Benign: ‘Not cancerous. Benign tumors may grow larger but do not spread to other parts of the body’(National Cancer Institute, 2008a).

Radiation Therapy/Radiotherapy: ‘The use of high-energy radiation from x-rays, gamma rays, neutrons, protons, and other sources to kill cancer cells and shrink tumors. Radiation may come from a machine outside the body (external-beam radiation therapy), or it may come from radioactive material placed in the body near cancer cells (internal radiation therapy). Systemic radiotherapy uses a radioactive substance, such as a radiolabeled monoclonal antibody, that travels in the blood to tissues throughout the body’ (National Cancer Institute, 2008a).

Frozen Section: ‘A technique to obtain a quick pathological diagnosis during a surgical procedure’ (NSW Breast Cancer Institute, 2008).

Breast-Conserving Surgery: ‘An operation to remove the breast cancer but not the breast itself. Types of breast-conserving surgery include lumpectomy (removal of the lump), quadrantectomy (removal of one quarter, or quadrant, of the breast), and segmental mastectomy (removal of the cancer as well as some of the breast tissue around the tumor and the lining over the chest muscles below the tumor)’ (National Cancer Institute, 2008a).

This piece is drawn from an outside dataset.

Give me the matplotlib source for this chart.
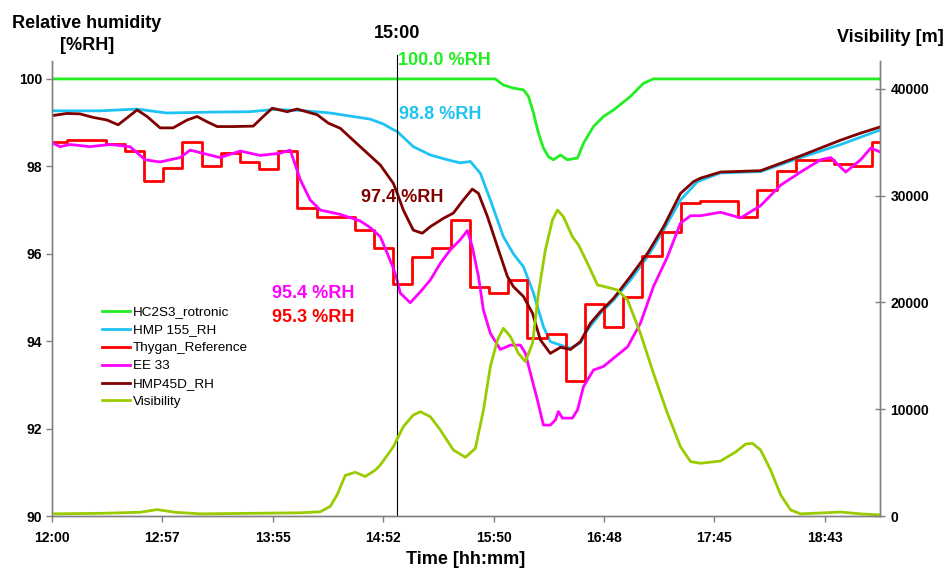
import numpy as np
import matplotlib
matplotlib.use('Agg')
import matplotlib.pyplot as plt

plt.rcParams['font.family'] = ['Liberation Sans', 'DejaVu Sans']

# Time axis: minutes after 12:00
t_end = 432
tick_pos = [0, 57.6, 115.2, 172.8, 230.4, 288, 345.6, 403.2]
tick_labels = ['12:00', '12:57', '13:55', '14:52', '15:50', '16:48', '17:45', '18:43']

# HC2S3_rotronic
t_hc2s3 = [0, 129.5, 231.3, 235.5, 240.7, 246, 248.6, 251.2, 253.8, 256.4, 259, 261.6,
           265.3, 268.9, 274.2, 277.3, 282.5, 287.7, 293, 301.8, 308.6, 313.8, 432]
rh_hc2s3 = [100.0, 100.0, 100.0, 99.86, 99.79, 99.75, 99.6, 99.22, 98.76, 98.42, 98.22, 98.15,
            98.26, 98.15, 98.19, 98.53, 98.91, 99.14, 99.29, 99.6, 99.9, 100.0, 100.0]

# HMP 155_RH
t_hmp155 = [0, 25, 44.4, 60, 82.5, 103.4, 115.4, 129.5, 145.2, 155.6, 166, 172.8, 178, 180,
            188.5, 197.4, 206.3, 213, 218.3, 223.5, 228.7, 235.5, 240.7, 246, 251.2, 256.4,
            260, 265.3, 270.5, 275.7, 279.4, 286.2, 293, 301.8, 310.7, 319.1, 327.9, 336.8,
            348.8, 369.7, 390.6, 411.5, 432]
rh_hmp155 = [99.27, 99.27, 99.31, 99.22, 99.24, 99.25, 99.3, 99.28, 99.22, 99.15, 99.08, 98.97,
             98.84, 98.8, 98.45, 98.26, 98.15, 98.08, 98.11, 97.84, 97.23, 96.39, 96.0, 95.7,
             95.1, 94.33, 93.99, 93.91, 93.84, 93.96, 94.26, 94.64, 94.94, 95.4, 95.93, 96.54,
             97.23, 97.65, 97.85, 97.88, 98.2, 98.5, 98.83]

# Thygan_Reference (10 min steps)
t_thygan = [0, 8, 18, 28, 38, 48, 58, 68, 78, 88, 98, 108, 118, 128, 138, 148, 158, 168,
            178, 188, 198, 208, 218, 228, 238, 248, 258, 268, 278, 288, 298, 308, 318, 328,
            338, 348, 358, 368, 378, 388, 398, 408, 418, 428, 432]
rh_thygan = [98.55, 98.6, 98.6, 98.5, 98.35, 97.67, 97.96, 98.55, 98.0, 98.3, 98.1, 97.95,
             98.35, 97.05, 96.85, 96.85, 96.55, 96.13, 95.3, 95.93, 96.13, 96.77, 95.23,
             95.11, 95.39, 94.07, 94.16, 93.09, 94.84, 94.33, 95.0, 95.95, 96.49, 97.17,
             97.2, 97.2, 96.85, 97.45, 97.9, 98.15, 98.15, 98.05, 98.0, 98.56, 98.56]

# EE 33
t_ee33 = [0, 4.2, 9.4, 19.8, 30.3, 40.7, 48.6, 56.4, 66.8, 72.1, 87.7, 98.2, 108.6, 119,
          124.3, 129.5, 134.7, 140, 150.4, 160.8, 166, 171.3, 174.9, 178.1, 180, 181.7,
          186.9, 192.2, 197.4, 202.6, 207.8, 213, 216.7, 219.3, 222.5, 225.1, 228.7, 233.9,
          239.2, 244.4, 247, 249.6, 253.3, 256.4, 260, 262.7, 264.2, 266.3, 271.5, 274.2,
          277.3, 282.5, 287.7, 293, 300.3, 307, 313.8, 321.1, 327.9, 333.2, 338.4, 348.8,
          359.3, 369.7, 380.2, 390.6, 401, 406.3, 414.1, 421.9, 427.2, 432]
rh_ee33 = [98.54, 98.45, 98.5, 98.45, 98.5, 98.45, 98.15, 98.1, 98.2, 98.37, 98.2, 98.35,
           98.25, 98.3, 98.37, 97.7, 97.23, 97.0, 96.9, 96.75, 96.6, 96.39, 96.01, 95.67,
           95.4, 95.1, 94.88, 95.13, 95.4, 95.78, 96.09, 96.32, 96.53, 96.16, 95.48, 94.71,
           94.18, 93.81, 93.91, 93.91, 93.72, 93.27, 92.65, 92.08, 92.08, 92.2, 92.39, 92.24,
           92.24, 92.43, 92.96, 93.34, 93.42, 93.61, 93.87, 94.41, 95.25, 95.93, 96.7, 96.87,
           96.87, 96.95, 96.82, 97.1, 97.57, 97.87, 98.15, 98.2, 97.87, 98.15, 98.42, 98.33]

# HMP45D_RH
t_hmp45 = [0, 7.8, 14.6, 21.4, 28.7, 34.5, 44.4, 49.6, 56.4, 63.2, 70.5, 75.7, 80.9, 86.2,
           94.5, 105, 110.2, 114.9, 122.7, 127.9, 138.4, 144.1, 150.4, 160.8, 171.3, 178.1,
           180, 183.3, 188.5, 193.2, 197.4, 204.2, 209.4, 214.6, 219.3, 222.5, 227.2, 232.4,
           237.6, 240.7, 246, 250.7, 254.8, 260, 265.3, 270.5, 275.7, 280.9, 286.2, 293,
           301.8, 310.7, 319.1, 327.9, 334.7, 338.4, 348.8, 369.7, 390.6, 411.5, 421.9, 432]
rh_hmp45 = [99.16, 99.21, 99.2, 99.12, 99.06, 98.95, 99.29, 99.14, 98.88, 98.88, 99.06, 99.14,
            99.02, 98.91, 98.91, 98.92, 99.14, 99.33, 99.25, 99.31, 99.18, 98.99, 98.87, 98.45,
            98.03, 97.61, 97.4, 97.0, 96.54, 96.47, 96.62, 96.81, 96.93, 97.23, 97.48, 97.38,
            96.85, 96.16, 95.48, 95.25, 95.02, 94.64, 94.03, 93.72, 93.86, 93.81, 93.99, 94.41,
            94.68, 94.98, 95.48, 96.01, 96.62, 97.38, 97.65, 97.73, 97.87, 97.9, 98.24, 98.6,
            98.76, 98.9]

# Visibility [m]
t_vis = [0, 25, 46, 54.8, 64.2, 77.3, 103.4, 129.5, 140, 145.2, 148.8, 153, 158.2, 163.4,
         168.7, 171.3, 178.1, 183.3, 188.5, 192.2, 197.4, 202.6, 209.4, 215.7, 220.9, 225.1,
         228.7, 232.4, 235.5, 239.2, 243.3, 247, 250.7, 253.8, 257.4, 261.1, 263.7, 266.8,
         271.5, 274.7, 279.4, 284.6, 289.8, 295, 300.3, 307, 313.8, 321.1, 327.9, 333.2,
         338.4, 348.8, 356.7, 361.9, 365.5, 369.7, 374.9, 380.2, 385.4, 390.6, 411.5, 421.9, 432]
vis = [200, 250, 350, 600, 350, 200, 250, 300, 400, 900, 2000, 3800, 4100, 3700,
       4300, 4780, 6490, 8370, 9460, 9770, 9300, 8060, 6180, 5500, 6340, 9930,
       13990, 16490, 17580, 16800, 15240, 14460, 16180, 20860, 24920, 27730, 28660, 28040,
       26170, 25390, 23670, 21640, 21420, 21170, 20230, 17110, 13370, 9620, 6490, 5090,
       4940, 5150, 6000, 6740, 6800, 6180, 4310, 1970, 560, 200, 370, 200, 100]

W, H = 946, 569
fig = plt.figure(figsize=(W / 100, H / 100), dpi=100)
ax = fig.add_axes([52 / W, 1 - 516 / H, (880 - 52) / W, (516 - 61) / H])
ax2 = ax.twinx()

lw = 2.0
l1, = ax.plot(t_hc2s3, rh_hc2s3, color='#22EE22', lw=lw, label='HC2S3_rotronic')
l2, = ax.plot(t_hmp155, rh_hmp155, color='#1FC3F3', lw=lw, label='HMP 155_RH')
l3, = ax.step(t_thygan, rh_thygan, where='post', color='#FF0000', lw=lw, label='Thygan_Reference')
l4, = ax.plot(t_ee33, rh_ee33, color='#FF00FF', lw=lw, label='EE 33')
l5, = ax.plot(t_hmp45, rh_hmp45, color='#800000', lw=lw, label='HMP45D_RH')
l6, = ax2.plot(t_vis, vis, color='#99CC00', lw=lw, label='Visibility')

# 15:00 marker line
ax.plot([180, 180], [90, 100.55], color='black', lw=0.8, clip_on=False)
ax.text(180, 101.05, '15:00', ha='center', va='center', fontsize=13, fontweight='bold')

lbl = dict(fontsize=13, fontweight='bold', va='center')
ax.text(180.7, 100.43, '100.0 %RH', color='#22EE22', ha='left', **lbl)
ax.text(181.2, 99.18, '98.8 %RH', color='#1FC3F3', ha='left', **lbl)
ax.text(204.2, 97.28, '97.4 %RH', color='#800000', ha='right', **lbl)
ax.text(114.9, 95.1, '95.4 %RH', color='#FF00FF', ha='left', **lbl)
ax.text(114.9, 94.55, '95.3 %RH', color='#FF0000', ha='left', **lbl)

ax.set_xlim(0, t_end)
ax.set_ylim(90, 100.41)
ax2.set_ylim(0, 42620)
ax.set_xticks(tick_pos)
ax.set_xticklabels(tick_labels)
ax.set_yticks([90, 92, 94, 96, 98, 100])
ax2.set_yticks([0, 10000, 20000, 30000, 40000])

for a in (ax, ax2):
    a.spines['top'].set_visible(False)
    for s in a.spines.values():
        s.set_color('#808080')
        s.set_linewidth(1.0)
ax.tick_params(axis='x', direction='out', length=4, width=1, color='#808080', pad=7, labelsize=10)
ax.tick_params(axis='y', direction='out', length=4, width=1, color='#808080', pad=3, labelsize=10)
ax2.tick_params(axis='y', direction='inout', length=7, width=1, color='#808080', pad=4, labelsize=10)
for t in ax.get_xticklabels() + ax.get_yticklabels() + ax2.get_yticklabels():
    t.set_fontweight('bold')

fig.text(87 / W, 1 - 23 / H, 'Relative humidity', ha='center', va='center', fontsize=13, fontweight='bold')
fig.text(87 / W, 1 - 46 / H, '[%RH]', ha='center', va='center', fontsize=13, fontweight='bold')
fig.text(890 / W, 1 - 38 / H, 'Visibility [m]', ha='center', va='center', fontsize=13, fontweight='bold')
fig.text(466 / W, 1 - 560 / H, 'Time [hh:mm]', ha='center', va='center', fontsize=13, fontweight='bold')

fig.legend(handles=[l1, l2, l3, l4, l5, l6], loc='upper left',
           bbox_to_anchor=(102 / W, 1 - 306 / H), frameon=False, fontsize=9.7,
           handlelength=2.1, handletextpad=0.2, labelspacing=0.41, borderpad=0, borderaxespad=0)

fig.savefig('out.png', dpi=100)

Cancer: ‘A term for diseases in which abnormal cells divide without control. Cancer cells can invade nearby tissues and can spread to other parts of the body through the blood and lymph systems. There are several main types of cancer. Carcinoma is cancer that begins in the skin or in tissues that line or cover internal organs. Sarcoma is cancer that begins in bone, cartilage, fat, muscle, blood vessels, or other connective or supportive tissue. Leukemia is cancer that starts in blood-forming tissue such as the bone marrow, and causes large numbers of abnormal blood cells to be produced and enter the blood. Lymphoma and multiple myeloma are cancers that begin in the cells of the immune system. Central nervous system cancers are cancers that begin in the tissues of the brain and spinal cord’ (National Cancer Institute, 2008a).

Benign Breast Disease: ‘A common condition marked by benign (noncancerous) changes in breast tissue. These changes may include irregular lumps or cysts, breast discomfort, sensitive nipples, and itching. These symptoms may change throughout the menstrual cycle and usually stop after menopause. (National Cancer Institute, 2008a) .

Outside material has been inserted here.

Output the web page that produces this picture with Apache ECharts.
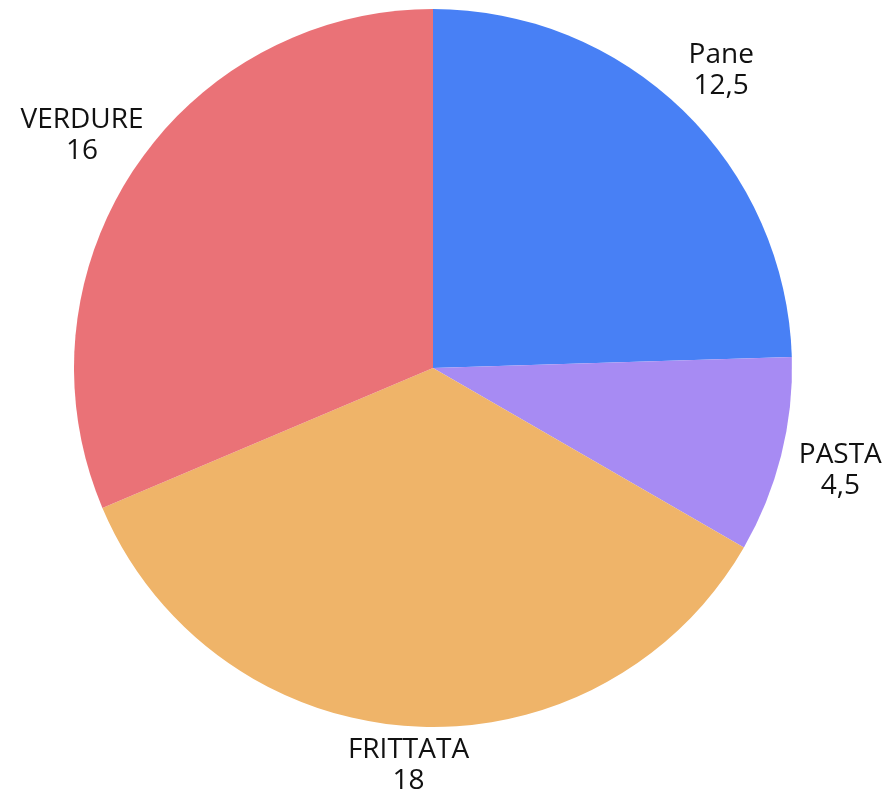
<!DOCTYPE html>
<html><head><meta charset="utf-8">
<script src="https://cdn.jsdelivr.net/npm/echarts@6/dist/echarts.min.js"></script>
<style>html,body{margin:0;padding:0;background:#fff}#c{width:885px;height:802px}</style>
</head><body><div id="c"></div>
<script>
const categories = ['Pane', 'PASTA', 'FRITTATA', 'VERDURE'];
const values = [12.5, 4.5, 18, 16];
const colors = ['#4880F5', '#A78BF3', '#EFB469', '#EA7277'];
// label distance from center (layout config)
const labelDist = [414, 420, 398, 421];

const CX = 433, CY = 368, R = 359;
const total = values.reduce((a, b) => a + b, 0);
const midAngles = [];
let acc = 0;
values.forEach(v => { midAngles.push((acc + v / 2) / total * 2 * Math.PI); acc += v; });

const chart = echarts.init(document.getElementById('c'));
chart.setOption({
  animation: false,
  series: [{
    type: 'pie',
    center: [CX, CY],
    radius: [0, R],
    startAngle: 90,
    clockwise: true,
    data: categories.map((n, i) => ({ name: n, value: values[i], itemStyle: { color: colors[i] } })),
    label: {
      show: true,
      position: 'outside',
      overflow: 'none',
      fontFamily: 'Open Sans',
      fontSize: 28,
      lineHeight: 31,
      color: '#111',
      formatter: p => p.name + '\n' + String(p.value).replace('.', ',')
    },
    labelLine: { show: false },
    labelLayout: p => {
      const a = midAngles[p.dataIndex], d = labelDist[p.dataIndex];
      return { x: CX + d * Math.sin(a), y: CY - d * Math.cos(a), align: 'center', verticalAlign: 'middle' };
    },
    emphasis: { disabled: true }
  }]
});
</script></body></html>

Lumpectomy: ‘Surgery to remove the tumor and a small amount of normal tissue around it’ (National Cancer Institute, 2008a).

Lobular Carcinoma In Situ (LCIS): ‘A condition in which abnormal cells are found in the lobules of the breast. Lobular carcinoma in situ seldom becomes invasive cancer; however, having it in one breast increases the risk of developing breast cancer in either breast’ (National Cancer Institute, 2008a).

Mastitis: ‘When the ducts under the nipple become inflamed and infected; this is periductal mastitis. A benign condition, periductal mastitis can affect women of all ages but is more common in younger women’ (Care, 2008).